▸ TASK INSTRUCTIONS
Return the listing below exactly, with the pictures dropped.

* Begin DATA IN THIS EXERCISE *

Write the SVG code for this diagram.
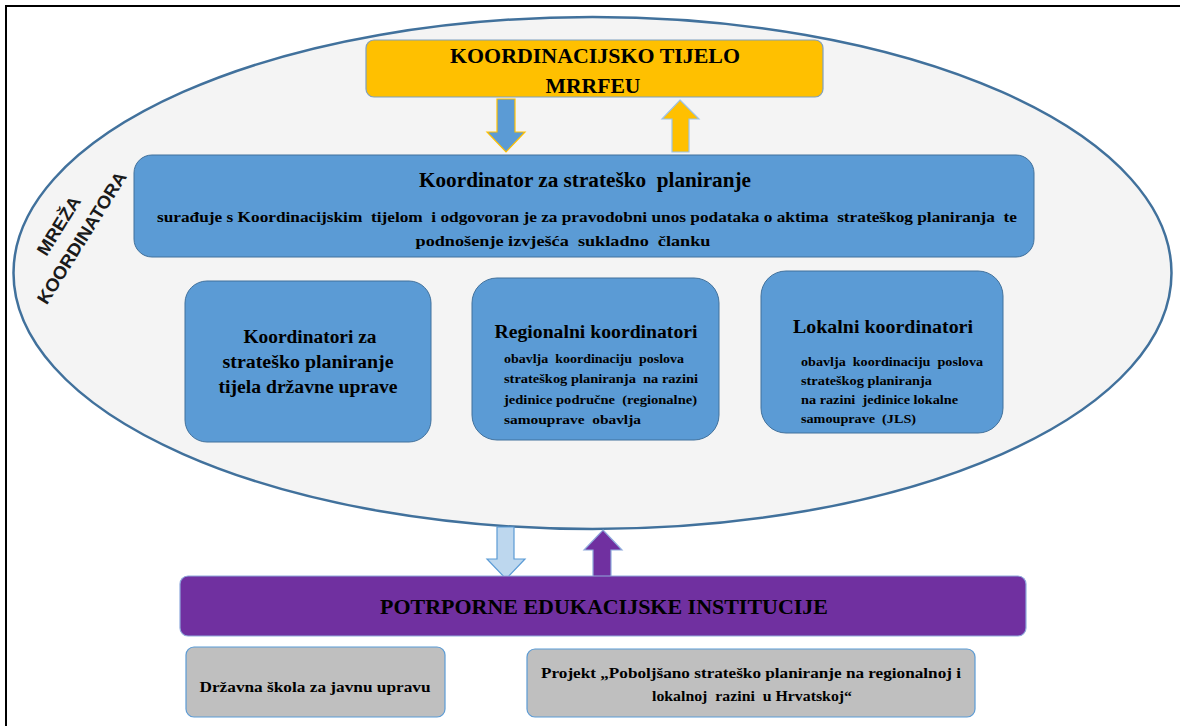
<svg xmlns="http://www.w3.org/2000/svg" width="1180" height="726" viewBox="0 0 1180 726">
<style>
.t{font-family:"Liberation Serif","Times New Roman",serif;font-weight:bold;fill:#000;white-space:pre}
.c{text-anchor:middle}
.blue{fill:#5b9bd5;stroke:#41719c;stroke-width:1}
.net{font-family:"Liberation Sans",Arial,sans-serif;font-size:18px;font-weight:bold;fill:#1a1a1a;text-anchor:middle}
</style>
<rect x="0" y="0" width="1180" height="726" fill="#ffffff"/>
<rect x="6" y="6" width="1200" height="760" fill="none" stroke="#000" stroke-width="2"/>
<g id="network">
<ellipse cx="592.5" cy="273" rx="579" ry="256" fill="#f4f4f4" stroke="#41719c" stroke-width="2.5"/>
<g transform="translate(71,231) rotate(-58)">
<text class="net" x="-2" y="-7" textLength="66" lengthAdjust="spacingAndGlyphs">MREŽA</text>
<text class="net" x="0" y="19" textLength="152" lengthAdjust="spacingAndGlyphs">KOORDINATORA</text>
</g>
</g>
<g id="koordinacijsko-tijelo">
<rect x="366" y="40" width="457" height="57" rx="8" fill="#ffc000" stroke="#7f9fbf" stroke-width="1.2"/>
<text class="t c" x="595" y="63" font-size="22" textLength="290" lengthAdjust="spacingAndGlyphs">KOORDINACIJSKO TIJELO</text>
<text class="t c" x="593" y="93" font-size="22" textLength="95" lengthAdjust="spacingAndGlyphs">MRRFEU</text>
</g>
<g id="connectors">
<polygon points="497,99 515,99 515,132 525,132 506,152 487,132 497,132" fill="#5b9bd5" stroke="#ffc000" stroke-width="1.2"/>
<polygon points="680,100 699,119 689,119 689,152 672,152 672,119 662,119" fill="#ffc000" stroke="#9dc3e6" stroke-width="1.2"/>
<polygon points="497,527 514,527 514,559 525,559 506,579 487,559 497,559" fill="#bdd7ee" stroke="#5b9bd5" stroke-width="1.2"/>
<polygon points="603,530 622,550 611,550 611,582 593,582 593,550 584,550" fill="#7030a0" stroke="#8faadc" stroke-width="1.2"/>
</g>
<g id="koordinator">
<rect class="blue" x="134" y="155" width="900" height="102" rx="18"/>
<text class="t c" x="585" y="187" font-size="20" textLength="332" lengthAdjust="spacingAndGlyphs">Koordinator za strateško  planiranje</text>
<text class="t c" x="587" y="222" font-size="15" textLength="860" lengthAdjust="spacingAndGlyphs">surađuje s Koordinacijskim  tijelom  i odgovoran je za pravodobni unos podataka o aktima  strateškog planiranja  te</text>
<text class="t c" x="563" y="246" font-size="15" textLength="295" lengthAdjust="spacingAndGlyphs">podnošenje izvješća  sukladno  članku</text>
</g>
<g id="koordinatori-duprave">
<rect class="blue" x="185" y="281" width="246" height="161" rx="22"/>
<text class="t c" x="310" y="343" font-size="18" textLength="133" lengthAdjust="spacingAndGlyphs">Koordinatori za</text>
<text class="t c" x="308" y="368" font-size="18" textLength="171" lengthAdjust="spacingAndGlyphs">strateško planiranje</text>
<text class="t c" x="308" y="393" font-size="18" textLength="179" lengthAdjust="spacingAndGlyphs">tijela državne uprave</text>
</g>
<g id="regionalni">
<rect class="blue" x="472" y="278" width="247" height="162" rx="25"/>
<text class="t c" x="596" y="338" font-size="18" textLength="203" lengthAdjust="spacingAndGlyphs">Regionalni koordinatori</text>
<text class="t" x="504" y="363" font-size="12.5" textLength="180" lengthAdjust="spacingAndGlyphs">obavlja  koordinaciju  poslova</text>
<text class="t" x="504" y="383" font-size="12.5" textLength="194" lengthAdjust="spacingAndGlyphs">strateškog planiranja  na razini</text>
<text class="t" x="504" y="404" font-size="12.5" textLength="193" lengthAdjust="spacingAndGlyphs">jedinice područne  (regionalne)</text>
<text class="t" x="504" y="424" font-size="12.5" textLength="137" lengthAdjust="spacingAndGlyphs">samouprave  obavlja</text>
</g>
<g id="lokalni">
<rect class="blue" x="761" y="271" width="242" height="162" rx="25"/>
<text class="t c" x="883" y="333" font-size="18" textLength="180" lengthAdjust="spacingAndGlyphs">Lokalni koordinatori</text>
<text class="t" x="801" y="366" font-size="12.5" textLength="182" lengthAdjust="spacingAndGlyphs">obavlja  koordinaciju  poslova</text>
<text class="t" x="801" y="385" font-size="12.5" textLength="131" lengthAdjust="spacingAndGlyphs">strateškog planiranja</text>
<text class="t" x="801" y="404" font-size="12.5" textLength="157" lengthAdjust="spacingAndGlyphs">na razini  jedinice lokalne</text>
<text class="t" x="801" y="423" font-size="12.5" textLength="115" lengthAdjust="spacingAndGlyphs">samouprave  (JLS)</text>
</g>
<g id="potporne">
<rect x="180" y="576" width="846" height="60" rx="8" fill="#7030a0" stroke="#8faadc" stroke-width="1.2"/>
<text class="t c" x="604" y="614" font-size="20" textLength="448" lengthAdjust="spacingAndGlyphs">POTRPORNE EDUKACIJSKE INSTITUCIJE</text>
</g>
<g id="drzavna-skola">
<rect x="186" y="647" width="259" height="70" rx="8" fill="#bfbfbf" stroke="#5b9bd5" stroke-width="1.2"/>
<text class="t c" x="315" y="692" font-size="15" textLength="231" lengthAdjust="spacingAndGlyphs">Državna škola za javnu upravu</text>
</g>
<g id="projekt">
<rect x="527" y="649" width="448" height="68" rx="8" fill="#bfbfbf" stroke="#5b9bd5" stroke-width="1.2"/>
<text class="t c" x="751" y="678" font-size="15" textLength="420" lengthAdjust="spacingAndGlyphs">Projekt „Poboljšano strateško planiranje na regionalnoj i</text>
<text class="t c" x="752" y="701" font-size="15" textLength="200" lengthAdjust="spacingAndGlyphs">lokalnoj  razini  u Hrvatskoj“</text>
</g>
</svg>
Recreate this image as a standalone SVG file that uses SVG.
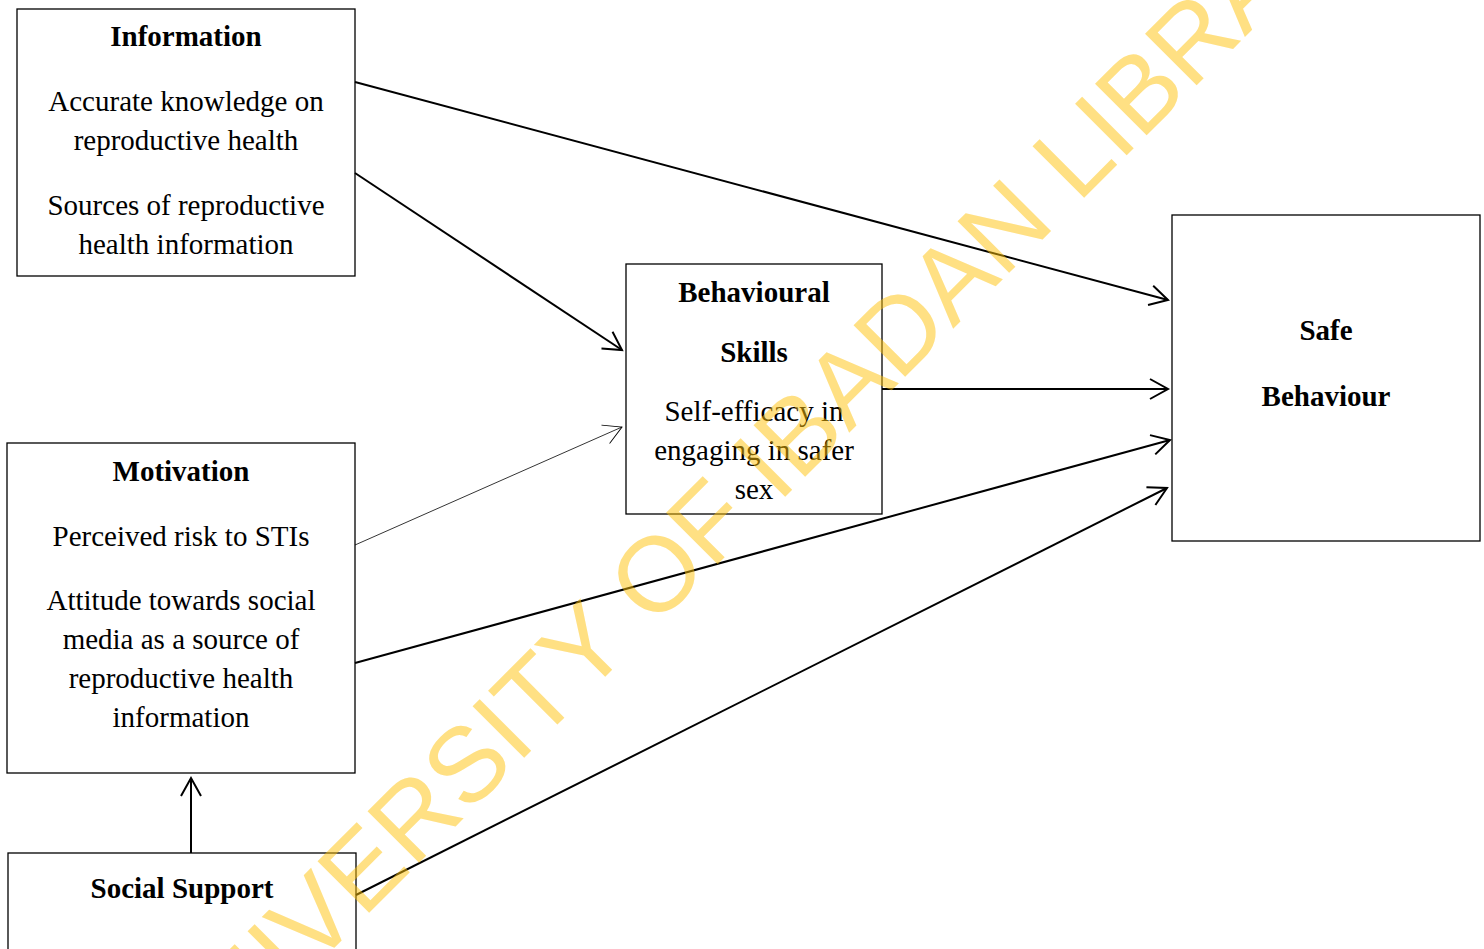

* End DATA IN THIS EXERCISE *

▸ THE RESPONSE
Write the SVG code for this diagram.
<svg xmlns="http://www.w3.org/2000/svg" width="1180" height="726" viewBox="0 0 1180 726">
<style>
.t{font-family:"Liberation Serif","Times New Roman",serif;font-weight:bold;fill:#000;white-space:pre}
.c{text-anchor:middle}
.blue{fill:#5b9bd5;stroke:#41719c;stroke-width:1}
.net{font-family:"Liberation Sans",Arial,sans-serif;font-size:18px;font-weight:bold;fill:#1a1a1a;text-anchor:middle}
</style>
<rect x="0" y="0" width="1180" height="726" fill="#ffffff"/>
<rect x="6" y="6" width="1200" height="760" fill="none" stroke="#000" stroke-width="2"/>
<g id="network">
<ellipse cx="592.5" cy="273" rx="579" ry="256" fill="#f4f4f4" stroke="#41719c" stroke-width="2.5"/>
<g transform="translate(71,231) rotate(-58)">
<text class="net" x="-2" y="-7" textLength="66" lengthAdjust="spacingAndGlyphs">MREŽA</text>
<text class="net" x="0" y="19" textLength="152" lengthAdjust="spacingAndGlyphs">KOORDINATORA</text>
</g>
</g>
<g id="koordinacijsko-tijelo">
<rect x="366" y="40" width="457" height="57" rx="8" fill="#ffc000" stroke="#7f9fbf" stroke-width="1.2"/>
<text class="t c" x="595" y="63" font-size="22" textLength="290" lengthAdjust="spacingAndGlyphs">KOORDINACIJSKO TIJELO</text>
<text class="t c" x="593" y="93" font-size="22" textLength="95" lengthAdjust="spacingAndGlyphs">MRRFEU</text>
</g>
<g id="connectors">
<polygon points="497,99 515,99 515,132 525,132 506,152 487,132 497,132" fill="#5b9bd5" stroke="#ffc000" stroke-width="1.2"/>
<polygon points="680,100 699,119 689,119 689,152 672,152 672,119 662,119" fill="#ffc000" stroke="#9dc3e6" stroke-width="1.2"/>
<polygon points="497,527 514,527 514,559 525,559 506,579 487,559 497,559" fill="#bdd7ee" stroke="#5b9bd5" stroke-width="1.2"/>
<polygon points="603,530 622,550 611,550 611,582 593,582 593,550 584,550" fill="#7030a0" stroke="#8faadc" stroke-width="1.2"/>
</g>
<g id="koordinator">
<rect class="blue" x="134" y="155" width="900" height="102" rx="18"/>
<text class="t c" x="585" y="187" font-size="20" textLength="332" lengthAdjust="spacingAndGlyphs">Koordinator za strateško  planiranje</text>
<text class="t c" x="587" y="222" font-size="15" textLength="860" lengthAdjust="spacingAndGlyphs">surađuje s Koordinacijskim  tijelom  i odgovoran je za pravodobni unos podataka o aktima  strateškog planiranja  te</text>
<text class="t c" x="563" y="246" font-size="15" textLength="295" lengthAdjust="spacingAndGlyphs">podnošenje izvješća  sukladno  članku</text>
</g>
<g id="koordinatori-duprave">
<rect class="blue" x="185" y="281" width="246" height="161" rx="22"/>
<text class="t c" x="310" y="343" font-size="18" textLength="133" lengthAdjust="spacingAndGlyphs">Koordinatori za</text>
<text class="t c" x="308" y="368" font-size="18" textLength="171" lengthAdjust="spacingAndGlyphs">strateško planiranje</text>
<text class="t c" x="308" y="393" font-size="18" textLength="179" lengthAdjust="spacingAndGlyphs">tijela državne uprave</text>
</g>
<g id="regionalni">
<rect class="blue" x="472" y="278" width="247" height="162" rx="25"/>
<text class="t c" x="596" y="338" font-size="18" textLength="203" lengthAdjust="spacingAndGlyphs">Regionalni koordinatori</text>
<text class="t" x="504" y="363" font-size="12.5" textLength="180" lengthAdjust="spacingAndGlyphs">obavlja  koordinaciju  poslova</text>
<text class="t" x="504" y="383" font-size="12.5" textLength="194" lengthAdjust="spacingAndGlyphs">strateškog planiranja  na razini</text>
<text class="t" x="504" y="404" font-size="12.5" textLength="193" lengthAdjust="spacingAndGlyphs">jedinice područne  (regionalne)</text>
<text class="t" x="504" y="424" font-size="12.5" textLength="137" lengthAdjust="spacingAndGlyphs">samouprave  obavlja</text>
</g>
<g id="lokalni">
<rect class="blue" x="761" y="271" width="242" height="162" rx="25"/>
<text class="t c" x="883" y="333" font-size="18" textLength="180" lengthAdjust="spacingAndGlyphs">Lokalni koordinatori</text>
<text class="t" x="801" y="366" font-size="12.5" textLength="182" lengthAdjust="spacingAndGlyphs">obavlja  koordinaciju  poslova</text>
<text class="t" x="801" y="385" font-size="12.5" textLength="131" lengthAdjust="spacingAndGlyphs">strateškog planiranja</text>
<text class="t" x="801" y="404" font-size="12.5" textLength="157" lengthAdjust="spacingAndGlyphs">na razini  jedinice lokalne</text>
<text class="t" x="801" y="423" font-size="12.5" textLength="115" lengthAdjust="spacingAndGlyphs">samouprave  (JLS)</text>
</g>
<g id="potporne">
<rect x="180" y="576" width="846" height="60" rx="8" fill="#7030a0" stroke="#8faadc" stroke-width="1.2"/>
<text class="t c" x="604" y="614" font-size="20" textLength="448" lengthAdjust="spacingAndGlyphs">POTRPORNE EDUKACIJSKE INSTITUCIJE</text>
</g>
<g id="drzavna-skola">
<rect x="186" y="647" width="259" height="70" rx="8" fill="#bfbfbf" stroke="#5b9bd5" stroke-width="1.2"/>
<text class="t c" x="315" y="692" font-size="15" textLength="231" lengthAdjust="spacingAndGlyphs">Državna škola za javnu upravu</text>
</g>
<g id="projekt">
<rect x="527" y="649" width="448" height="68" rx="8" fill="#bfbfbf" stroke="#5b9bd5" stroke-width="1.2"/>
<text class="t c" x="751" y="678" font-size="15" textLength="420" lengthAdjust="spacingAndGlyphs">Projekt „Poboljšano strateško planiranje na regionalnoj i</text>
<text class="t c" x="752" y="701" font-size="15" textLength="200" lengthAdjust="spacingAndGlyphs">lokalnoj  razini  u Hrvatskoj“</text>
</g>
</svg>
Recreate this image as a standalone SVG file that uses SVG.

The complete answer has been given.